• _Task requirements_
Each line from the start of the data below through the one containing "import seaborn as sns" must be reproduced exactly.

• _Stored data_

════════

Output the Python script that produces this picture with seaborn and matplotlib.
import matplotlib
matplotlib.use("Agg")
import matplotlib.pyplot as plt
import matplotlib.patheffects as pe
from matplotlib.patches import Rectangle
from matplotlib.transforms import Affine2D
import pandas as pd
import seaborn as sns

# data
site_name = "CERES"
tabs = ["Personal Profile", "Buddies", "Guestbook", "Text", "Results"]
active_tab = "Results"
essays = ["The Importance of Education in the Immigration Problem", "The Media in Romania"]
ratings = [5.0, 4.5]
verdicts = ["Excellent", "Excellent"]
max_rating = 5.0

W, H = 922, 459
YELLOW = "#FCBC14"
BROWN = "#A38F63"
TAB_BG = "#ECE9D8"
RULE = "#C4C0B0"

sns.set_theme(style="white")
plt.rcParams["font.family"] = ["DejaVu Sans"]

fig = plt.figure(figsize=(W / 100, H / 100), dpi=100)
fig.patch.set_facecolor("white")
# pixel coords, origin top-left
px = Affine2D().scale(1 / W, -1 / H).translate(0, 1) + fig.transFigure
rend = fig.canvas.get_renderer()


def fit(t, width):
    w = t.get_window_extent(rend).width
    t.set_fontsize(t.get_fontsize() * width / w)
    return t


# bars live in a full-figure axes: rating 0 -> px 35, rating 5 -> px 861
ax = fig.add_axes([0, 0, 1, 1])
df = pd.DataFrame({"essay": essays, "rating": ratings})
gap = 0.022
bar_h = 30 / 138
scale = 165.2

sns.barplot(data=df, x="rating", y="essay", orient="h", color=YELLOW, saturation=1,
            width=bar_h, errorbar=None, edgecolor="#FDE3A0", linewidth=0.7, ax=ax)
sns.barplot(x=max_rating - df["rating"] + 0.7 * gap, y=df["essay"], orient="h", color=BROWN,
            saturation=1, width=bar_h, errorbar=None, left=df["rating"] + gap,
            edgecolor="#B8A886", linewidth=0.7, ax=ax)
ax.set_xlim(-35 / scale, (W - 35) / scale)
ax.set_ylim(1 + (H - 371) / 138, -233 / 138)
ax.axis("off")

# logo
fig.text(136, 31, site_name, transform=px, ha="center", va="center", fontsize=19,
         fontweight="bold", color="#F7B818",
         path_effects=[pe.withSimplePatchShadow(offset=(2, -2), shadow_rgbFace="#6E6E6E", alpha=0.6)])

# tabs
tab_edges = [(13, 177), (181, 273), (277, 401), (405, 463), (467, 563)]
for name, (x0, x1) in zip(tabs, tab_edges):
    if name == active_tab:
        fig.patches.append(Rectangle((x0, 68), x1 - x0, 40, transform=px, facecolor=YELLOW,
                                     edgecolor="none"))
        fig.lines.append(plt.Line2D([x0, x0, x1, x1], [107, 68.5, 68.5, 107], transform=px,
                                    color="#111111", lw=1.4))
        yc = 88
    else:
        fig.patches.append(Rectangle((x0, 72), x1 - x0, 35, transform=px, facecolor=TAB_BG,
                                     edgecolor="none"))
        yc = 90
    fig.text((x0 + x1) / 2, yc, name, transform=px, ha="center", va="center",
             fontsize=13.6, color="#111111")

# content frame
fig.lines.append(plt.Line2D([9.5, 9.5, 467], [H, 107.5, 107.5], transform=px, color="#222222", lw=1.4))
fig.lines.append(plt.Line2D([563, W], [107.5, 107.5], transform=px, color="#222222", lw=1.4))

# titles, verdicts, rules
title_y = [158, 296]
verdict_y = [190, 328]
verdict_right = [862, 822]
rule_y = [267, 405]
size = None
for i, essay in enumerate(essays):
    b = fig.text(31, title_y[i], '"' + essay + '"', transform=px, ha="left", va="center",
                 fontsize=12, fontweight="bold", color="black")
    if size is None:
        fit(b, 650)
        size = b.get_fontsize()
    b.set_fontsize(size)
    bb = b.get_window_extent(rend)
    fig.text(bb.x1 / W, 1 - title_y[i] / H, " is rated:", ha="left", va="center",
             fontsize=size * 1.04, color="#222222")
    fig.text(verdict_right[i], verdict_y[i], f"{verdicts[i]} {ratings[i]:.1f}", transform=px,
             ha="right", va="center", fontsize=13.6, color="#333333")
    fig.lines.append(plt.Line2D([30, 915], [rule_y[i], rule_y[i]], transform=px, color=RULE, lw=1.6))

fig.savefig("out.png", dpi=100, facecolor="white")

════════

• _Output for this exercise_
Output the Python script that produces this picture with seaborn and matplotlib.
import matplotlib
matplotlib.use("Agg")
import matplotlib.pyplot as plt
import matplotlib.patheffects as pe
from matplotlib.patches import Rectangle
from matplotlib.transforms import Affine2D
import pandas as pd
import seaborn as sns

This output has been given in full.